Pour prévenir le ravage du ver de hanneton, il faut détruire le hanneton, lorsqu’il paroît au printems, le chercher sur les arbres, les secouer pour le faire tomber, & l’écraser ; le chercher dans les bordures, & sur-tout dans celles de fraisier.


Il y a encore un petit ver à tête noire, qui, dès le commencement de la pousse, s’entortille dans les bourgeons & boutons à fruit : il faut le chercher soigneusement dans ce tems, & l’on est bien payé de sa peine, par le fruit que l’on sauve, non-seulement pour l’année présente, mais pour la suivante : car un arbre rongé par les vers, ne se remet souvent que dans la troisième année.

Il y a encore, au même tems que ces vers paroissent, une petite chenille lisse & verdâtre, non moins vorace que le ver, & qu’il faut également détruire.

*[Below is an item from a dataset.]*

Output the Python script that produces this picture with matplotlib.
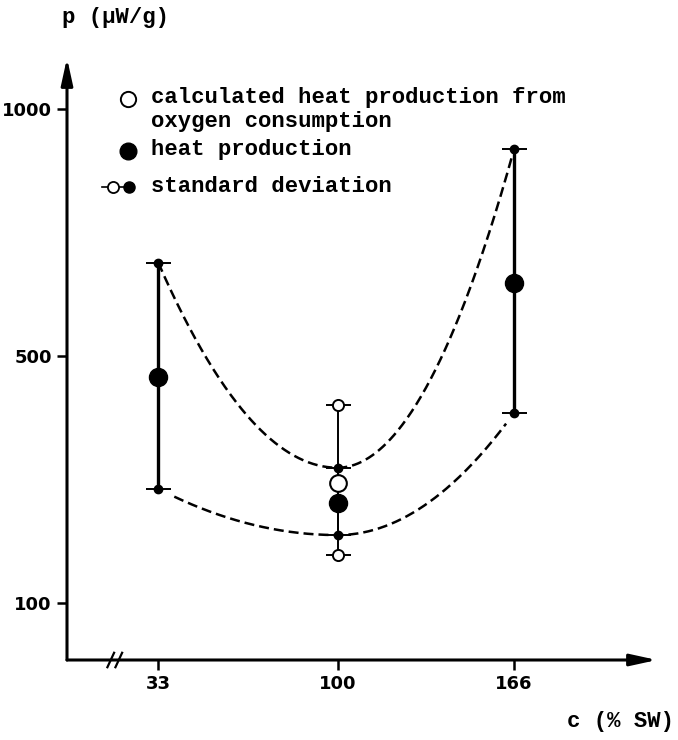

Les sauterelles coupent les légumes, en piquent le cœur : il est aisé de les voir, les prendre, & les écraser.

La lisette ou coupe-bourgeons est un petit insecte presque tout rond, aîlé, de couleur brune, ayant une tête pointue, & en avant, deux pinces avec lesquelles il coupe les bourgeons des arbres dans la première verdure : il faut le chercher, secouer les branches où on en voit, & l’écraser : cet insecte, qui est aussi un grand destructeur, ressemble en petit au hanneton.

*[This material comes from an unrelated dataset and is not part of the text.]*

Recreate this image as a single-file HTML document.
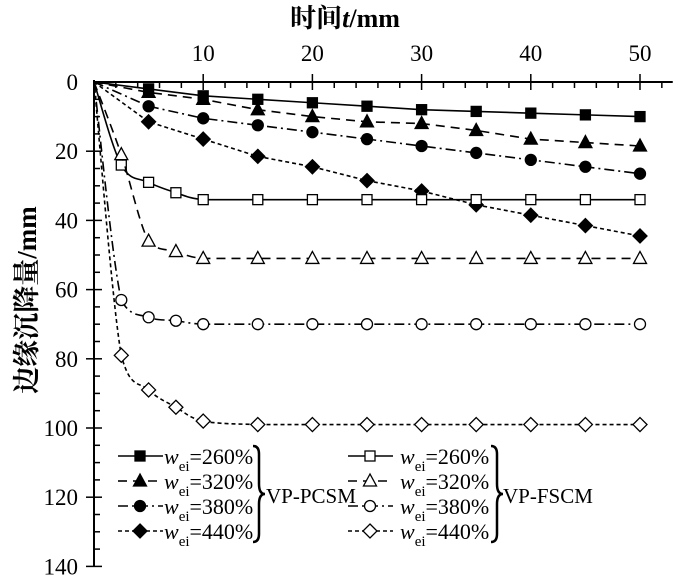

Il y a encore d’autres petits insectes semblables, pour la forme du corps, à celui-ci, mais de couleur différente ; les uns mirant sur le vert, les autres presque noirs, qui ne détruisent pas moins que la lisette : il faut donc les traiter de même.

Les mouches, telles que les guêpes, se prennent dans des fioles d’eau emmiélée. Dans le tems, il faut donner la chasse à une espèce de mouche, dont le corps est allongé, les aîles noires ; & le reste du corps d’un rouge de corail.

Pour garantir les figuiers, les cerisiers & les chasselas de la voracité des moineaux, il faut faire trois tours avec un simple brin de laine rouge ; l’un vers le bas de l’arbre, le second vers le milieu, & le troisième vers le haut.

Les moineaux sont aussi de grands destructeurs des pousses & bourgeons, qu’ils coupent avec leur bec.

Les mulots & les loirs. On les prend dans les pièges ordinaires, ou on cherche à les empoisonner : le meilleur des pièges est de mettre en terre des pots, dont les bords sont au niveau de terre ; on les remplit à moitié d’eau ; ces animaux viennent s’y jetter & s’y noyer, ainsi que les taupes, les courtillières ou tays.

Pour mieux réussir dans le piège, il faudroit que les pots, un peu plus gros que les pots communs à œillets, fussent plus larges du fond que de l’ouverture, & un peu plus profonds qu’un pot à œillets.

Une feuille de papier blanc, que l’on met auprès des pêches prêtes à mûrir, empêche les loirs & les mulots d'y toucher.

Pour les emprisonner, on fait une pâte avec de la farine, dans laquelle on met de la noix vomique râpée : on fait cuire cette pâte, & on fait fondre dessus du vieux lard, qu'on saupoudre encore de noix vomique ; on met des morceaux de cette pâte dans les endroits où passent les loirs, soit sur un tuilot, soit entre deux morceaux de tuile creuse ; ils en mangent, & s'empoisonnent : mais il faut prendre garde que ni chats, ni chiens ne mangent de cet appât.

Les taupes. On prétend que le fumier frais de chèvre, mis dans les trous de taupes, les fait fuir. On attribue un peu plus de vertu à la noix bouillie dans de la lessive : on ouvre cette noix ; on la met dans les trous ; la taupe en mange, & cela la fait mourir. Le hareng saure, découpé comme des vers ; mis dans les trous de la taupe, produit aussi quelque effet.

Un expédient plus sûr, est d'amasser des vérs de terre, de les mettre dans un pot, de les couvrir & les saupoudrer par-tout de noix vomique râpée, de les laisser vingt-quatre heures, dans cet état, & de les mettre ensuite dans les trous de taupes, qui les mangent, & elles périssenr.

Mais, de tous ces expédiens, le sabot ou boëte, que l’on met au passage de la taupe, est le meilleur, si ce n'est celui de les guéter, & de les prendre avec la bêche, au lever & au coucher du soleil, ou un peu avant la pluie.

Il faut fouler la terre soulevée par les taupes, mais avant, il faut arroser, pour faire couler de la terre dans le trou fait par la taupe.

La courtiliere (ou tays, ou taupe-grillon), est un insecte aussi hideux, que dangereux & destructeur. On le prend aisément dans les pots dont on a parlé ci-dessus : on lui donne encore la chasse, & on le prend infailliblement, en versant dans le trou qu'il fait pour sortir de terre, qui est un peu moins large qu'un petit sou, de l’eau en suffisance, & sur cette eau, on coule un peu d'huile de navette ou de chenevis : ce qui force l’insecte à sortir, & on l’écrase.